What is the FBR Valuation Table?
The FBR valuation table is a federally mandated list of property values used exclusively for calculating federal withholding taxes, specifically Section 236K (Advance Tax on Purchase), Section 236C (Advance Tax on Sale), and Capital Gains Tax (CGT). Because official documented prices in Pakistan have historically been lower than actual market prices, the FBR updates these tables periodically to capture more tax revenue. However, the aggressive 2026 updates actually reduced these rates to spur investment.
What is the District Collector (DC) Rate?
The District Collector (DC) rate is set by the provincial government (e.g., the Punjab Revenue Authority or Sindh Board of Revenue). This rate dictates the minimum value upon which provincial stamp duties and the Capital Value Tax (CVT) are calculated when executing the transfer deed. DC rates are highly localized, varying not just by city, but by specific roads and phases within housing societies like DHA or Bahria Town.
Comparing FBR vs DC Rates (2026 Example)
For a standard 1 Kanal (20 Marla) plot in an established Islamabad sector, the tax burden shifts drastically based on which table is applied.
| Valuation Type | Issuing Authority | Taxes Calculated | Typical Value (1 Kanal, Islamabad) |
|---|---|---|---|
| FBR Valuation | Federal Govt (FBR) | 236K, 236C, CGT | PKR 25,000,000 (~USD 89,200) |
| DC Rate | Provincial Govt | Stamp Duty, CVT | PKR 18,000,000 (~USD 64,200) |
How the 2026 FBR Valuation Cuts Affect You
The Federal Board of Revenue’s S.R.O. 644(I)/2026 notification implemented a targeted downward revision of property valuations across 56 cities. For buyers, a lower FBR valuation means a significantly lower base upon which the 3% (filer) or 10.5% (non-filer) 236K tax is calculated. For instance, a 30% cut in a sector’s FBR value instantly reduces the federal tax burden of buying a property there by exactly 30%.

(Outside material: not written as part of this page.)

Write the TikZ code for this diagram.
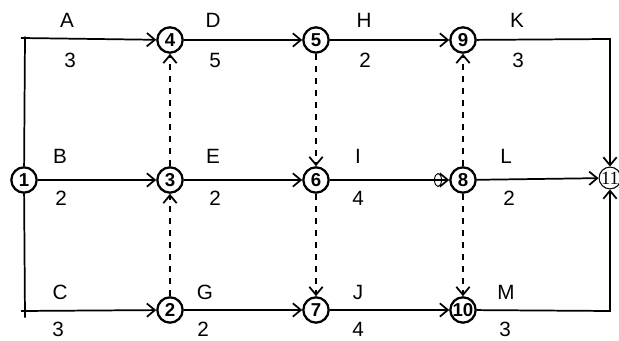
\documentclass[tikz,border=0pt]{standalone}
\usepackage{fontspec}
\setmainfont{Liberation Sans}
\newfontfamily\serifnum{Liberation Serif}
\usetikzlibrary{arrows.meta}
\tikzset{
  event/.style={circle,draw,fill=white,line width=1.7pt,minimum size=19pt,inner sep=0pt,
    font=\bfseries\fontsize{14}{14}\selectfont},
  endevent/.style={circle,draw,fill=white,line width=0.8pt,minimum size=16pt,inner sep=0pt,
    font=\serifnum\fontsize{14}{14}\selectfont},
  work/.style={line width=1.3pt,-{Straight Barb[length=6pt,width=10pt]}},
  dummy/.style={work,dash pattern=on 5pt off 4pt},
  lbl/.style={font=\fontsize{15.5}{15.5}\selectfont,inner sep=0pt}
}

\begin{document}
\begin{tikzpicture}[x=0.75pt,y=-0.75pt]
    \useasboundingbox (0,0) rectangle (619,341);
    % events
    \node[event] (n1) at (24,180) {1};
    \node[event] (n4) at (170,40) {4};
    \node[event] (n5) at (316,40) {5};
    \node[event] (n9) at (463,40) {9};
    \node[event] (n3) at (170,180) {3};
    \node[event] (n6) at (316,180) {6};
    \node[event] (n8) at (463,180) {8};
    \node[event] (n2) at (170,310) {2};
    \node[event] (n7) at (316,310) {7};
    \node[event] (n10) at (463,310) {10};
    \node[endevent] (n11) at (610,178) {11};
    \coordinate (tl) at (25,38);
    \coordinate (bl) at (25,311);
    \coordinate (tr) at (610,39);
    \coordinate (br) at (610,311);
    % real activities
    \draw[line width=1.3pt] (n1) -- ([yshift=1]tl);
    \draw[line width=1.3pt] (n1) -- ([yshift=-5]bl);
    \draw[work] ([xshift=-3]tl) -- (n4);
    \draw[work] (n1) -- (n3);
    \draw[work] ([xshift=-3]bl) -- (n2);
    \draw[work] (n4) -- (n5);
    \draw[work] (n3) -- (n6);
    \draw[work] (n2) -- (n7);
    \draw[work] (n5) -- (n9);
    \draw[work] (n6) -- (n8);
    \draw[work] (n7) -- (n10);
    \draw[work] (n9) -- (tr) -- (n11);
    \draw[work] (n8) -- (n11);
    \draw[work] (n10) -- (br) -- (n11);
    \draw[line width=0.7pt] (438,180) ellipse (3.5 and 6.5);
    % dummy activities
    \draw[dummy] (n3) -- (n4);
    \draw[dummy] (n2) -- (n3);
    \draw[dummy] (n5) -- (n6);
    \draw[dummy] (n6) -- (n7);
    \draw[dummy] (n8) -- (n9);
    \draw[dummy] (n8) -- (n10);
    % labels
    \node[lbl] (la) at (67,20) {A};   \node[lbl] (da) at (70,60) {3};
    \node[lbl] (ld) at (213,20) {D};  \node[lbl] (dd) at (215,60) {5};
    \node[lbl] (lh) at (364,20) {H};  \node[lbl] (dh) at (365,60) {2};
    \node[lbl] (lk) at (517,20) {K};  \node[lbl] (dk) at (518,60) {3};
    \node[lbl] (lb) at (60,156) {B};  \node[lbl] (db) at (61,198) {2};
    \node[lbl] (le) at (213,156) {E}; \node[lbl] (de) at (215,198) {2};
    \node[lbl] (li) at (358,156) {I}; \node[lbl] (di) at (358,198) {4};
    \node[lbl] (ll) at (506,156) {L}; \node[lbl] (dl) at (509,198) {2};
    \node[lbl] (lc) at (60,292) {C};  \node[lbl] (dc) at (58,329) {3};
    \node[lbl] (lg) at (205,292) {G}; \node[lbl] (dg) at (203,329) {2};
    \node[lbl] (lj) at (358,292) {J}; \node[lbl] (dj) at (358,329) {4};
    \node[lbl] (lm) at (506,292) {M}; \node[lbl] (dm) at (505,329) {3};
  \end{tikzpicture}
\end{document}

Frequently Asked Questions (FAQ)
Which rate do I use if the FBR value and DC rate differ?
Under Pakistani tax law, if the FBR valuation and the provincial DC rate differ for a specific property, federal taxes must be calculated and paid on whichever value is higher.
Are FBR valuation tables updated every year?
No, the FBR updates its valuation tables via official Statutory Regulatory Orders (SROs) sporadically based on market conditions and revenue targets, rather than on a strict annual schedule.
Where can I check the latest FBR valuation for my city?
The latest official FBR valuation tables are published and publicly accessible on the Federal Board of Revenue’s official website under the ‘Valuation of Immovable Properties’ section.
Disclaimer: This article provides general market information and does not constitute financial or tax advice. Verify the latest SROs and valuation tables with the FBR or a licensed tax advisor before proceeding with any transaction.